[start of Recorded data]

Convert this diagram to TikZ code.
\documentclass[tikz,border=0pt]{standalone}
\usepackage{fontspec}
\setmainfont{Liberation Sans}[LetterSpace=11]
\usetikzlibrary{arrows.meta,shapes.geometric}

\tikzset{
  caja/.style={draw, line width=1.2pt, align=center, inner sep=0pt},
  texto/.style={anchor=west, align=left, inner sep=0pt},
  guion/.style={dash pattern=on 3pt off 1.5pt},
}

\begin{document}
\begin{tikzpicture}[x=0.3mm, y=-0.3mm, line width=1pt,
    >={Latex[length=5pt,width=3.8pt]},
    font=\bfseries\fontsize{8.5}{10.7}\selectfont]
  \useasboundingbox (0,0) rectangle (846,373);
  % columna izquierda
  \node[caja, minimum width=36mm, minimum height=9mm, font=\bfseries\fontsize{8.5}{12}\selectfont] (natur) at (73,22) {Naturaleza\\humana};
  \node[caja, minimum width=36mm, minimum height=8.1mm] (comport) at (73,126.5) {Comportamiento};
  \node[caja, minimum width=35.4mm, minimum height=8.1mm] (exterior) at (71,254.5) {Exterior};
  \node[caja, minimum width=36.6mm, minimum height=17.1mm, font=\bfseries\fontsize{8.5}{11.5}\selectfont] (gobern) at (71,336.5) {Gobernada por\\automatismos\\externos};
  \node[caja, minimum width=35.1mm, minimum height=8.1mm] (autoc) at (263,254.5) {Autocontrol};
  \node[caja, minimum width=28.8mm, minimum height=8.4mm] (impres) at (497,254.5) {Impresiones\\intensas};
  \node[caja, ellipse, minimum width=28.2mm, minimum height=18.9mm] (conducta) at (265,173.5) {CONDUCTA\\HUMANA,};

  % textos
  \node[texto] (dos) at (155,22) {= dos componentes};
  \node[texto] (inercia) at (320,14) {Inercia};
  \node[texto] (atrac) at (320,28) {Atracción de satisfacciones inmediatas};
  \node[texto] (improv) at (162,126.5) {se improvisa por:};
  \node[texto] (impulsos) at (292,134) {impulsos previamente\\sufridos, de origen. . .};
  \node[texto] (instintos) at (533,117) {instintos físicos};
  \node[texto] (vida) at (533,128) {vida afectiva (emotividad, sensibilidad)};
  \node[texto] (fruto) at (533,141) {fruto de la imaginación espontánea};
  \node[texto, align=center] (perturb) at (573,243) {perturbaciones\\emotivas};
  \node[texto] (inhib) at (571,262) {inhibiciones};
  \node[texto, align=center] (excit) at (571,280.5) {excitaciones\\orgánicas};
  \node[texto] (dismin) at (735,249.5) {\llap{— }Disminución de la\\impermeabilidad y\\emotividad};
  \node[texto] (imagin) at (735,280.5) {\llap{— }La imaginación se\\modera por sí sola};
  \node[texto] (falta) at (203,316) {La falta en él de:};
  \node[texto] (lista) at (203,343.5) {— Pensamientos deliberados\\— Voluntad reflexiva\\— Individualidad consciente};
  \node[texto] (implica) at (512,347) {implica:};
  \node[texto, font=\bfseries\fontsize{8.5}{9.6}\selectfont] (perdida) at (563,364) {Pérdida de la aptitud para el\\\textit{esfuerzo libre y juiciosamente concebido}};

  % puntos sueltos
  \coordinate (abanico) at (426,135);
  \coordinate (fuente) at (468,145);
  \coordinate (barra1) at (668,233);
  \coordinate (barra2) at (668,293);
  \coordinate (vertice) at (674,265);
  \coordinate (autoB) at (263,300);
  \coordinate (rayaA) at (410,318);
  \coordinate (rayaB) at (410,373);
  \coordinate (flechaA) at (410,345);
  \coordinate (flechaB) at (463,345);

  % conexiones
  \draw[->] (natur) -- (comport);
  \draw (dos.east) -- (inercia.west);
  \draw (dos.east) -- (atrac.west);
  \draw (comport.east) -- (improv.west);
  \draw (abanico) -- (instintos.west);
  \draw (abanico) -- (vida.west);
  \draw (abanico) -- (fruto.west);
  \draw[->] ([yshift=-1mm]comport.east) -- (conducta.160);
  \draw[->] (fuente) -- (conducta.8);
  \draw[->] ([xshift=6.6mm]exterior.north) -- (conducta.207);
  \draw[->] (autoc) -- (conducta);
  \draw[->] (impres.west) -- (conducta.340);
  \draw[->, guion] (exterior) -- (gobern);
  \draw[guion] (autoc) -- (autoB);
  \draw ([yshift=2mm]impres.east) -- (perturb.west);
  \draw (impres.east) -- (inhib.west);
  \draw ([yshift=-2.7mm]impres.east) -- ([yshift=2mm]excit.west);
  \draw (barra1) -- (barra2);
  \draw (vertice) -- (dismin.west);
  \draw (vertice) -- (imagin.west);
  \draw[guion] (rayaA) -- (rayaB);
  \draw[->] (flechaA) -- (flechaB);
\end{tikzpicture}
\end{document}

[end of Recorded data]

▶ Exercise task
Retype the data exactly as given.

▶ The answer
Convert this diagram to TikZ code.
\documentclass[tikz,border=0pt]{standalone}
\usepackage{fontspec}
\setmainfont{Liberation Sans}[LetterSpace=11]
\usetikzlibrary{arrows.meta,shapes.geometric}

\tikzset{
  caja/.style={draw, line width=1.2pt, align=center, inner sep=0pt},
  texto/.style={anchor=west, align=left, inner sep=0pt},
  guion/.style={dash pattern=on 3pt off 1.5pt},
}

\begin{document}
\begin{tikzpicture}[x=0.3mm, y=-0.3mm, line width=1pt,
    >={Latex[length=5pt,width=3.8pt]},
    font=\bfseries\fontsize{8.5}{10.7}\selectfont]
  \useasboundingbox (0,0) rectangle (846,373);
  % columna izquierda
  \node[caja, minimum width=36mm, minimum height=9mm, font=\bfseries\fontsize{8.5}{12}\selectfont] (natur) at (73,22) {Naturaleza\\humana};
  \node[caja, minimum width=36mm, minimum height=8.1mm] (comport) at (73,126.5) {Comportamiento};
  \node[caja, minimum width=35.4mm, minimum height=8.1mm] (exterior) at (71,254.5) {Exterior};
  \node[caja, minimum width=36.6mm, minimum height=17.1mm, font=\bfseries\fontsize{8.5}{11.5}\selectfont] (gobern) at (71,336.5) {Gobernada por\\automatismos\\externos};
  \node[caja, minimum width=35.1mm, minimum height=8.1mm] (autoc) at (263,254.5) {Autocontrol};
  \node[caja, minimum width=28.8mm, minimum height=8.4mm] (impres) at (497,254.5) {Impresiones\\intensas};
  \node[caja, ellipse, minimum width=28.2mm, minimum height=18.9mm] (conducta) at (265,173.5) {CONDUCTA\\HUMANA,};

  % textos
  \node[texto] (dos) at (155,22) {= dos componentes};
  \node[texto] (inercia) at (320,14) {Inercia};
  \node[texto] (atrac) at (320,28) {Atracción de satisfacciones inmediatas};
  \node[texto] (improv) at (162,126.5) {se improvisa por:};
  \node[texto] (impulsos) at (292,134) {impulsos previamente\\sufridos, de origen. . .};
  \node[texto] (instintos) at (533,117) {instintos físicos};
  \node[texto] (vida) at (533,128) {vida afectiva (emotividad, sensibilidad)};
  \node[texto] (fruto) at (533,141) {fruto de la imaginación espontánea};
  \node[texto, align=center] (perturb) at (573,243) {perturbaciones\\emotivas};
  \node[texto] (inhib) at (571,262) {inhibiciones};
  \node[texto, align=center] (excit) at (571,280.5) {excitaciones\\orgánicas};
  \node[texto] (dismin) at (735,249.5) {\llap{— }Disminución de la\\impermeabilidad y\\emotividad};
  \node[texto] (imagin) at (735,280.5) {\llap{— }La imaginación se\\modera por sí sola};
  \node[texto] (falta) at (203,316) {La falta en él de:};
  \node[texto] (lista) at (203,343.5) {— Pensamientos deliberados\\— Voluntad reflexiva\\— Individualidad consciente};
  \node[texto] (implica) at (512,347) {implica:};
  \node[texto, font=\bfseries\fontsize{8.5}{9.6}\selectfont] (perdida) at (563,364) {Pérdida de la aptitud para el\\\textit{esfuerzo libre y juiciosamente concebido}};

  % puntos sueltos
  \coordinate (abanico) at (426,135);
  \coordinate (fuente) at (468,145);
  \coordinate (barra1) at (668,233);
  \coordinate (barra2) at (668,293);
  \coordinate (vertice) at (674,265);
  \coordinate (autoB) at (263,300);
  \coordinate (rayaA) at (410,318);
  \coordinate (rayaB) at (410,373);
  \coordinate (flechaA) at (410,345);
  \coordinate (flechaB) at (463,345);

  % conexiones
  \draw[->] (natur) -- (comport);
  \draw (dos.east) -- (inercia.west);
  \draw (dos.east) -- (atrac.west);
  \draw (comport.east) -- (improv.west);
  \draw (abanico) -- (instintos.west);
  \draw (abanico) -- (vida.west);
  \draw (abanico) -- (fruto.west);
  \draw[->] ([yshift=-1mm]comport.east) -- (conducta.160);
  \draw[->] (fuente) -- (conducta.8);
  \draw[->] ([xshift=6.6mm]exterior.north) -- (conducta.207);
  \draw[->] (autoc) -- (conducta);
  \draw[->] (impres.west) -- (conducta.340);
  \draw[->, guion] (exterior) -- (gobern);
  \draw[guion] (autoc) -- (autoB);
  \draw ([yshift=2mm]impres.east) -- (perturb.west);
  \draw (impres.east) -- (inhib.west);
  \draw ([yshift=-2.7mm]impres.east) -- ([yshift=2mm]excit.west);
  \draw (barra1) -- (barra2);
  \draw (vertice) -- (dismin.west);
  \draw (vertice) -- (imagin.west);
  \draw[guion] (rayaA) -- (rayaB);
  \draw[->] (flechaA) -- (flechaB);
\end{tikzpicture}
\end{document}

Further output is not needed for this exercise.